- TASK OBJECTIVE
Write out the entire listing below exactly as it appears, minus any pictures.

- INFORMATION PROVIDED
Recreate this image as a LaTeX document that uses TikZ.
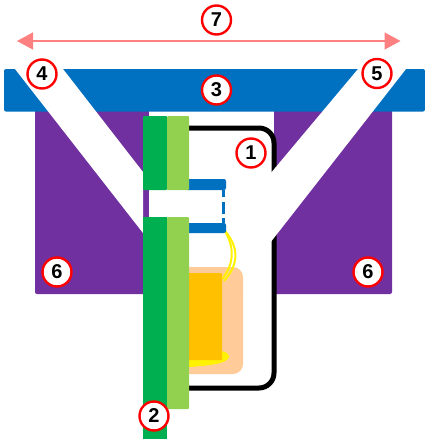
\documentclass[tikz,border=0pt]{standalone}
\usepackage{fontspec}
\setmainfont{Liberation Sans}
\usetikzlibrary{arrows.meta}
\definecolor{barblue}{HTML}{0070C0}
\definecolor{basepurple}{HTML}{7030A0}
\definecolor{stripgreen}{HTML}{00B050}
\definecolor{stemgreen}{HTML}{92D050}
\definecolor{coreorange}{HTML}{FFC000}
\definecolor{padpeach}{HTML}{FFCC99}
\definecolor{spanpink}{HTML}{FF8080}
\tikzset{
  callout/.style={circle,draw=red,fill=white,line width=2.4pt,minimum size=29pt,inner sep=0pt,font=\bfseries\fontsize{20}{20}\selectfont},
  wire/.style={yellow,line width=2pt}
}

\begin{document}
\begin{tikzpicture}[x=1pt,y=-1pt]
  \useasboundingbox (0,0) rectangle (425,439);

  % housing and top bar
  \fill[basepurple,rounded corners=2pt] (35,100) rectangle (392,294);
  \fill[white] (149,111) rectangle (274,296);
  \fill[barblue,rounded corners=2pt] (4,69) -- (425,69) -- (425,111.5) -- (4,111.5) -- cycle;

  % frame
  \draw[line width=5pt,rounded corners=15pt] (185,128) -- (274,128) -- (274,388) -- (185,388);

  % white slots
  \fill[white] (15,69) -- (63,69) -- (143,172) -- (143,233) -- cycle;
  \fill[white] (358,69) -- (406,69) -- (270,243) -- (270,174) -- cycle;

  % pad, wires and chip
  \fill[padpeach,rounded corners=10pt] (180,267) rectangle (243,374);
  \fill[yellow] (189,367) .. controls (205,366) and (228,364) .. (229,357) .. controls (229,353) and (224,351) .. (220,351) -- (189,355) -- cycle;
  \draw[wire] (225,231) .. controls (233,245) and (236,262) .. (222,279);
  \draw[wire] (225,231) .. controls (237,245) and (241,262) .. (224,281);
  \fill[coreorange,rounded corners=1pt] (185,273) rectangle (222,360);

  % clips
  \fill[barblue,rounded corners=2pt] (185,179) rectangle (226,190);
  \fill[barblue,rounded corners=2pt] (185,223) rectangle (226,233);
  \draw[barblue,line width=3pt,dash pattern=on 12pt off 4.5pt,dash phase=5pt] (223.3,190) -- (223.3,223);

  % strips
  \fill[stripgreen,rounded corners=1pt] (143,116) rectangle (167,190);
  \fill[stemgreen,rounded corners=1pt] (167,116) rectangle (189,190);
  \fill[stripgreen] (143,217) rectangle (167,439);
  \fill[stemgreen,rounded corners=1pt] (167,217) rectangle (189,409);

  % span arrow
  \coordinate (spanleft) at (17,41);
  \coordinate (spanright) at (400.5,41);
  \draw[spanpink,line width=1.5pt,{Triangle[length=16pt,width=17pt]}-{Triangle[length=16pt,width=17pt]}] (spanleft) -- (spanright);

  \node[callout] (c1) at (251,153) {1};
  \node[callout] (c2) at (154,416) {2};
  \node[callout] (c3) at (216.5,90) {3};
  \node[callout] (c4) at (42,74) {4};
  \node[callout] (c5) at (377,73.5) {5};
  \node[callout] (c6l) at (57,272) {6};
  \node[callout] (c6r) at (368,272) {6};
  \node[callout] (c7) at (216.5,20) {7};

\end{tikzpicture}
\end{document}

- OUTPUT OF THE TASK
Recreate this image as a LaTeX document that uses TikZ.
\documentclass[tikz,border=0pt]{standalone}
\usepackage{fontspec}
\setmainfont{Liberation Sans}
\usetikzlibrary{arrows.meta}
\definecolor{barblue}{HTML}{0070C0}
\definecolor{basepurple}{HTML}{7030A0}
\definecolor{stripgreen}{HTML}{00B050}
\definecolor{stemgreen}{HTML}{92D050}
\definecolor{coreorange}{HTML}{FFC000}
\definecolor{padpeach}{HTML}{FFCC99}
\definecolor{spanpink}{HTML}{FF8080}
\tikzset{
  callout/.style={circle,draw=red,fill=white,line width=2.4pt,minimum size=29pt,inner sep=0pt,font=\bfseries\fontsize{20}{20}\selectfont},
  wire/.style={yellow,line width=2pt}
}

\begin{document}
\begin{tikzpicture}[x=1pt,y=-1pt]
  \useasboundingbox (0,0) rectangle (425,439);

  % housing and top bar
  \fill[basepurple,rounded corners=2pt] (35,100) rectangle (392,294);
  \fill[white] (149,111) rectangle (274,296);
  \fill[barblue,rounded corners=2pt] (4,69) -- (425,69) -- (425,111.5) -- (4,111.5) -- cycle;

  % frame
  \draw[line width=5pt,rounded corners=15pt] (185,128) -- (274,128) -- (274,388) -- (185,388);

  % white slots
  \fill[white] (15,69) -- (63,69) -- (143,172) -- (143,233) -- cycle;
  \fill[white] (358,69) -- (406,69) -- (270,243) -- (270,174) -- cycle;

  % pad, wires and chip
  \fill[padpeach,rounded corners=10pt] (180,267) rectangle (243,374);
  \fill[yellow] (189,367) .. controls (205,366) and (228,364) .. (229,357) .. controls (229,353) and (224,351) .. (220,351) -- (189,355) -- cycle;
  \draw[wire] (225,231) .. controls (233,245) and (236,262) .. (222,279);
  \draw[wire] (225,231) .. controls (237,245) and (241,262) .. (224,281);
  \fill[coreorange,rounded corners=1pt] (185,273) rectangle (222,360);

  % clips
  \fill[barblue,rounded corners=2pt] (185,179) rectangle (226,190);
  \fill[barblue,rounded corners=2pt] (185,223) rectangle (226,233);
  \draw[barblue,line width=3pt,dash pattern=on 12pt off 4.5pt,dash phase=5pt] (223.3,190) -- (223.3,223);

  % strips
  \fill[stripgreen,rounded corners=1pt] (143,116) rectangle (167,190);
  \fill[stemgreen,rounded corners=1pt] (167,116) rectangle (189,190);
  \fill[stripgreen] (143,217) rectangle (167,439);
  \fill[stemgreen,rounded corners=1pt] (167,217) rectangle (189,409);

  % span arrow
  \coordinate (spanleft) at (17,41);
  \coordinate (spanright) at (400.5,41);
  \draw[spanpink,line width=1.5pt,{Triangle[length=16pt,width=17pt]}-{Triangle[length=16pt,width=17pt]}] (spanleft) -- (spanright);

  \node[callout] (c1) at (251,153) {1};
  \node[callout] (c2) at (154,416) {2};
  \node[callout] (c3) at (216.5,90) {3};
  \node[callout] (c4) at (42,74) {4};
  \node[callout] (c5) at (377,73.5) {5};
  \node[callout] (c6l) at (57,272) {6};
  \node[callout] (c6r) at (368,272) {6};
  \node[callout] (c7) at (216.5,20) {7};

\end{tikzpicture}
\end{document}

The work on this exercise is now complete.